Ich persönlich bin tief betroffen, traurig und voller Respekt für dieses kurze Leben.
Ausgerechnet von seiner Heimatinsel musste er in den letzten Jahren öffentlich so viel Grobheit gegenüber seiner Person und Einmischung in sein Privatleben ertragen, wie wohl niemand anderer bisher.
Streckenweise war es schon eine Zumutung, das als Außenstehende-r miterleben zu müssen.
Ganz anders der Nachruf in der Sylter Rundschau heute, und das ist aus meiner Sicht mehr als angemessen.
Den Text hat der Verlag durch Redakteure vom Festland schreiben lassen. Das zeigt mir persönlich einerseits einen letzten Funken Taktgefühl, weil es andererseits auch beweist, dass man über die permanente Demütigung und dauernden Diffamierungen seiner Person in den vergangenen Jahren aus der örtlichen Redaktion genau Bescheid weiß….

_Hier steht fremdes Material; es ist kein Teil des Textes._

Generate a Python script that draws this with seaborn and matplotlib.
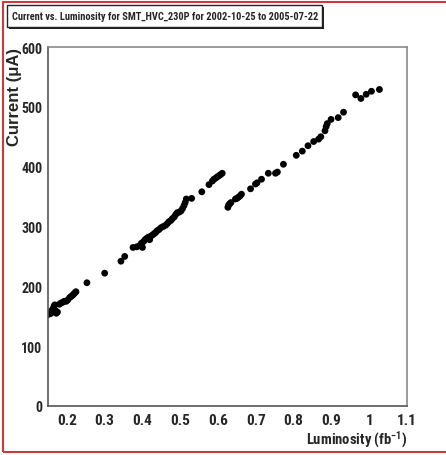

Auch an dieser Stelle sollte sich auf Sylt im Miteinander vieles, endlich und schnell ändern.
Als Bürgernetzwerk hat er uns von der ersten Stunde der Gründung an unterstützt.
Im Rahmen seiner Möglichkeiten und unter dem großem Druck, der auf ihn ausgeübt wurde, hat er uns gegenüber für Transparenz und Informationen aus dem Rathaus gesorgt.
Das bleibt von uns Bürgern Ihm gegenüber vor allem anderen anzuerkennen.
Er war uns immer ein aufmerksamer Zuhörer, und unsere Gespräche und Diskussionen von gegenseitigem Respekt , Fairness und Vertrauen geprägt.
Auf dieser Grundlage werden wir sein Andenken bewahren.